Pada dasarnya, konsep adab al-Attas ini adalah memperlakukan objek-objek tersebut sesuai dengan aturan, wajar dan tujuan terakhirnya adalah kedekatan spiritual kepada Tuhan. Berkenaan dengan hal ini, maka adab juga dikaitkan dengan syari’at dan Tauhid. Orang yang tidak beradab adalah orang yang tidak menjalankan syari’at dan tidak beriman (dengan sempurna).[35] Maka orang beradab menurut al-Attas adalah orang yang baik yaitu orang yang menyadari sepenuhnya tanggung jawab dirinya kepada Tuhan Yang Hak, memahami dan menunaikan keadilan terhadap dirinya dan orang lain dalam masyarakat, berupaya meningkatkan setiap aspek dalam dirinya menuju kesempurnaan sebagai manusia yang beradab.[36]

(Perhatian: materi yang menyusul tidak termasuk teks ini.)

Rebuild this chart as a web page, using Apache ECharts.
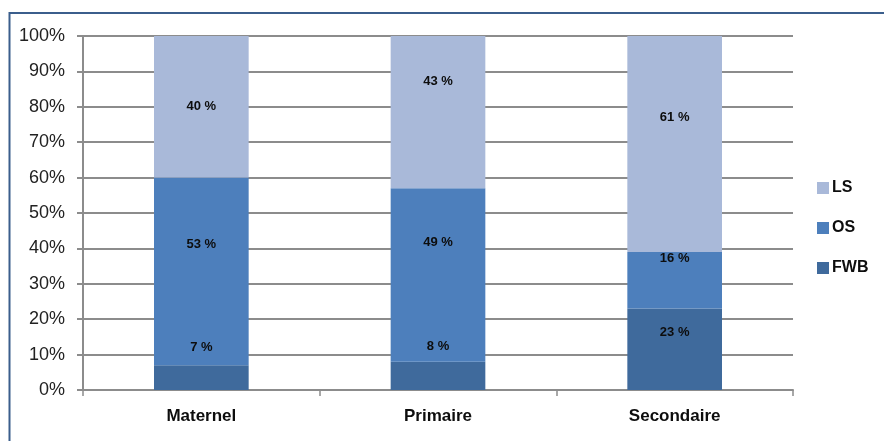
<!DOCTYPE html>
<html>
<head>
<meta charset="utf-8">
<script src="https://cdn.jsdelivr.net/npm/echarts@6/dist/echarts.min.js"></script>
<style>
html,body{margin:0;padding:0;background:#fff;}
#c{width:884px;height:441px;}
</style>
</head>
<body>
<div id="c"></div>
<script>
var categories = ['Maternel', 'Primaire', 'Secondaire'];
var FWB = [7, 8, 23];
var OS = [53, 49, 16];
var LS = [40, 43, 61];
var yTicks = [0, 10, 20, 30, 40, 50, 60, 70, 80, 90, 100];

var FONT = "'Liberation Sans Narrow', 'Liberation Sans', sans-serif";
// label vertical nudges (px), mimic Excel placement
var shifts = {
  FWB: [-30, -29, -17],
  OS: [-27, -33, -22],
  LS: [0, -31, -27]
};
function build(name, vals, color) {
  return {
    name: name,
    type: 'bar',
    stack: 'total',
    barWidth: '40%',
    itemStyle: { color: color },
    data: vals.map(function (v, i) {
      return {
        value: v,
        label: { offset: [0, shifts[name][i]] }
      };
    }),
    label: {
      show: true,
      position: 'inside',
      formatter: '{c} %',
      color: '#0d0d0d',
      fontWeight: 'bold',
      fontSize: 13,
      fontFamily: FONT
    }
  };
}

var chart = echarts.init(document.getElementById('c'), null, { renderer: 'canvas' });
chart.setOption({
  animation: false,
  backgroundColor: '#fff',
  grid: { left: 83, right: 91, top: 36, bottom: 51, containLabel: false },
  legend: {
    orient: 'vertical',
    left: 817,
    top: 180,
    itemGap: 24,
    itemWidth: 12,
    itemHeight: 12,
    padding: 0,
    icon: 'rect',
    data: ['LS', 'OS', 'FWB'],
    textStyle: { fontFamily: FONT, fontWeight: 'bold', fontSize: 16, color: '#0d0d0d', padding: [0, 0, 0, -2] }
  },
  xAxis: {
    type: 'category',
    data: categories,
    axisLine: { lineStyle: { color: '#8c8c8c', width: 2 } },
    axisTick: { show: true, length: 6, lineStyle: { color: '#8c8c8c', width: 1.5 } },
    axisLabel: { margin: 18, fontFamily: FONT, fontWeight: 'bold', fontSize: 17, color: '#0d0d0d' }
  },
  yAxis: {
    type: 'value',
    min: 0,
    max: 100,
    interval: 10,
    axisLine: { show: true, lineStyle: { color: '#8c8c8c', width: 2 } },
    axisTick: { show: true, length: 6, lineStyle: { color: '#8c8c8c', width: 2 } },
    splitLine: { lineStyle: { color: '#8c8c8c', width: 2 } },
    axisLabel: {
      margin: 18,
      fontFamily: FONT,
      fontSize: 18,
      color: '#222',
      formatter: function (v) { return yTicks.indexOf(v) >= 0 ? v + '%' : ''; }
    }
  },
  graphic: [{
    type: 'rect',
    shape: { x: 9.5, y: 13, width: 900, height: 500 },
    style: { fill: null, stroke: '#3b5e8c', lineWidth: 2 },
    silent: true
  }],
  series: [
    build('FWB', FWB, '#3f6a9c'),
    build('OS', OS, '#4d7fbc'),
    build('LS', LS, '#a9b9d9')
  ]
});
</script>
</body>
</html>
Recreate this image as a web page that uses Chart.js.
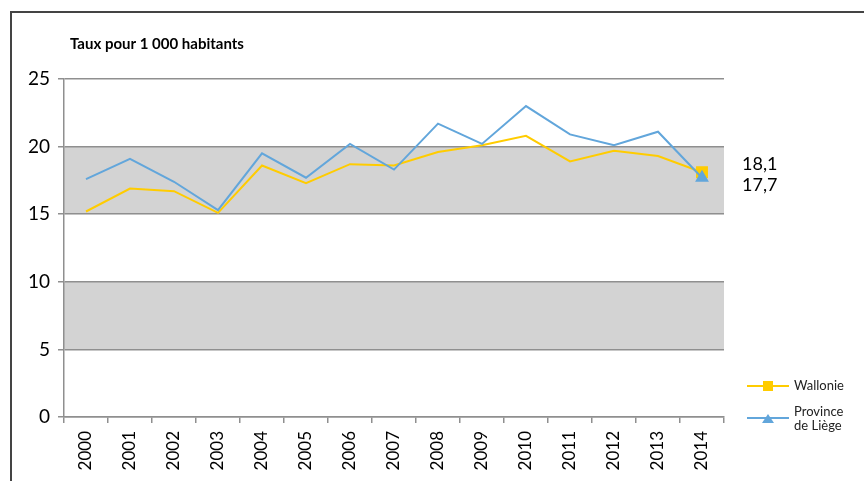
<!DOCTYPE html>
<html>
<head>
<meta charset="utf-8">
<script src="https://cdn.jsdelivr.net/npm/chart.js@4.4.1/dist/chart.umd.min.js"></script>
<style>
  html, body { margin: 0; padding: 0; background: #fff; }
  #wrap { width: 864px; height: 481px; position: relative; }
</style>
</head>
<body>
<div id="wrap"><canvas id="myChart"></canvas></div>
<script>
// data
const years = ['2000', '2001', '2002', '2003', '2004', '2005', '2006', '2007',
  '2008', '2009', '2010', '2011', '2012', '2013', '2014'];
const wallonie = [15.2, 16.9, 16.7, 15.1, 18.6, 17.3, 18.7, 18.6, 19.6, 20.1, 20.8, 18.9, 19.7, 19.3, 18.1];
const liege = [17.6, 19.1, 17.4, 15.3, 19.5, 17.7, 20.2, 18.3, 21.7, 20.2, 23.0, 20.9, 20.1, 21.1, 17.7];
const yTicks = [0, 5, 10, 15, 20, 25];
const shadedBands = [[5, 10], [15, 20]];
const titleText = 'Taux pour 1 000 habitants';

const YELLOW = '#FFCC00';
const BLUE = '#62A6DB';
const GRID = '#8f8f8f';
const FONT = 'Lato, "Open Sans", sans-serif';

// radius only on the last point
const lastOnly = (arr, r) => arr.map((v, i) => (i === arr.length - 1 ? r : 0));

const decorPlugin = {
  id: 'decor',
  beforeDraw(chart) {
    const { ctx, chartArea, scales } = chart;
    const y = scales.y;
    ctx.save();
    ctx.fillStyle = '#d3d3d3';
    shadedBands.forEach(([lo, hi]) => {
      const top = y.getPixelForValue(hi);
      const bot = y.getPixelForValue(lo);
      ctx.fillRect(chartArea.left, top, chartArea.right - chartArea.left, bot - top);
    });
    ctx.restore();
  },
  afterDraw(chart) {
    const { ctx } = chart;
    ctx.save();
    // outer frame
    ctx.strokeStyle = '#444';
    ctx.lineWidth = 2;
    ctx.beginPath();
    ctx.moveTo(11, 481);
    ctx.lineTo(11, 12);
    ctx.lineTo(864, 12);
    ctx.stroke();

    // title
    ctx.fillStyle = '#000';
    ctx.font = 'bold 15px ' + FONT;
    ctx.textBaseline = 'middle';
    ctx.fillText(titleText, 70, 44);

    // end labels
    ctx.font = '18px ' + FONT;
    ctx.textBaseline = 'middle';
    const n = years.length - 1;
    const xPos = chart.getDatasetMeta(0).data[n].x;
    ctx.fillText(String(wallonie[n]).replace('.', ','), xPos + 40, 164);
    ctx.fillText(String(liege[n]).replace('.', ','), xPos + 40, 185);

    // legend
    ctx.font = '13px ' + FONT;
    ctx.lineWidth = 2;
    ctx.strokeStyle = YELLOW;
    ctx.beginPath(); ctx.moveTo(747, 386); ctx.lineTo(789, 386); ctx.stroke();
    ctx.fillStyle = YELLOW;
    ctx.fillRect(763, 381, 10, 10);
    ctx.fillStyle = '#222';
    ctx.fillText('Wallonie', 794, 386);

    ctx.strokeStyle = BLUE;
    ctx.beginPath(); ctx.moveTo(747, 418); ctx.lineTo(789, 418); ctx.stroke();
    ctx.fillStyle = BLUE;
    ctx.beginPath(); ctx.moveTo(768, 414); ctx.lineTo(774, 423); ctx.lineTo(762, 423); ctx.closePath(); ctx.fill();
    ctx.fillStyle = '#222';
    ctx.fillText('Province', 794, 412);
    ctx.fillText('de Liège', 794, 426);
    ctx.restore();
  }
};

new Chart(document.getElementById('myChart'), {
  type: 'line',
  data: {
    labels: years,
    datasets: [
      {
        label: 'Wallonie',
        data: wallonie,
        borderColor: YELLOW,
        backgroundColor: YELLOW,
        borderWidth: 2,
        pointStyle: 'rect',
        pointRadius: lastOnly(wallonie, 7),
        pointHoverRadius: 0,
        tension: 0,
        order: 1
      },
      {
        label: 'Province de Liège',
        data: liege,
        borderColor: BLUE,
        backgroundColor: BLUE,
        borderWidth: 2,
        pointStyle: 'triangle',
        pointRadius: lastOnly(liege, 6),
        pointHoverRadius: 0,
        tension: 0,
        order: 0
      }
    ]
  },
  options: {
    responsive: true,
    maintainAspectRatio: false,
    animation: false,
    events: [],
    layout: { padding: { left: 0, right: 140, top: 79, bottom: 0 } },
    plugins: {
      legend: { display: false },
      tooltip: { enabled: false }
    },
    scales: {
      x: {
        offset: true,
        grid: {
          offset: true,
          drawOnChartArea: false,
          drawTicks: true,
          tickLength: 6,
          color: GRID,
          lineWidth: 1.5
        },
        border: { display: true, color: GRID, width: 1.5 },
        ticks: {
          color: '#000',
          font: { family: FONT, size: 17 },
          minRotation: 90,
          maxRotation: 90,
          padding: 8,
          autoSkip: false
        },
        afterFit(scale) { scale.height = 64; }
      },
      y: {
        min: 0,
        max: 25,
        afterBuildTicks(scale) { scale.ticks = yTicks.map(v => ({ value: v })); },
        grid: {
          color: GRID,
          lineWidth: 1.5,
          tickLength: 6
        },
        border: { display: true, color: GRID, width: 1.5 },
        ticks: {
          color: '#000',
          font: { family: FONT, size: 19 },
          padding: 8
        },
        afterFit(scale) { scale.width = 64; }
      }
    }
  },
  plugins: [decorPlugin]
});
</script>
</body>
</html>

Dari uraian singkat tersebut, bisa dikatakan bahwa makna beradab secara sederhana adalah, tidak berbuat dzalim. Maksudnya, orang beradab adalah orang yang menggunakan epistemologi ilmu dengan benar, menerapkan keilmuan kepada objeknya secara adil, dan mampu mengidentifikasi dan memilah pengetahuan-pengetahuan (ma’rifah) yang salah. Setelah itu, metode untuk mencapai pengetahuan itu harus juga benar sesuai kaidah Islam. Sehingga, seorang yang beradab (insan adabi) mengerti tanggung jawabnya sebagai jiwa yang pernah mengikat janji dalam Primordial Covenant dengan Allah SWT sebagai jiwa bertauhid. Apapun profesi manusia beradab, ikatan janji itu selalu ia aplikasikan dalam setiap aktifitasnya.[37] Oleh sebab itu, istilah yang paling tepat untuk pendidikan Islam menurut al-Attas adalah ta’dib bukan tarbiyah atau ta’lim. Term tarbiyah tidak menunjukkan kesesuaian makna, ia hanya menyinggung aspek fisikal dan emosional manusia. Term tarbiyah juga diapakai untuk mengajari hewan. Sedangkan ta’lim secara umum hanya terbatas pada pengajaran dan pendidikan kognitif. Akan tetapi ta’dib sudah menyangkut ta’lim (pengajaran) di dalamnya.[38] Singkatnya, konsep ta’dib mengandung makna yang lebih komprehensif dan integratif daripada tarbiyah.
Konsep ta’dib adalah konsep pendidikan Islam yang komprehensif, karena aspek-aspek ilmu dan proses pencapainya mesti dicapai dengan pendekatanatawhidy dan objek-objeknya diteropong dengan pandangan hidup Islami (worldview Islam).[39] Pendekatan tawhidy adalah pendekatan yang tidak dikotomis[40] dalam melihat realitas. Menurut al-Attas, pendidikan Islam bukanlah seperti pelatihan yang akan menghasilkan spesialis. Melainkan proses yang akan menghasilkan individu baik (insan adabi), yang akan menguasai pelbagai bidang studi secara integral dan koheren yang mencerminkan padandangan hidup Islam.[41]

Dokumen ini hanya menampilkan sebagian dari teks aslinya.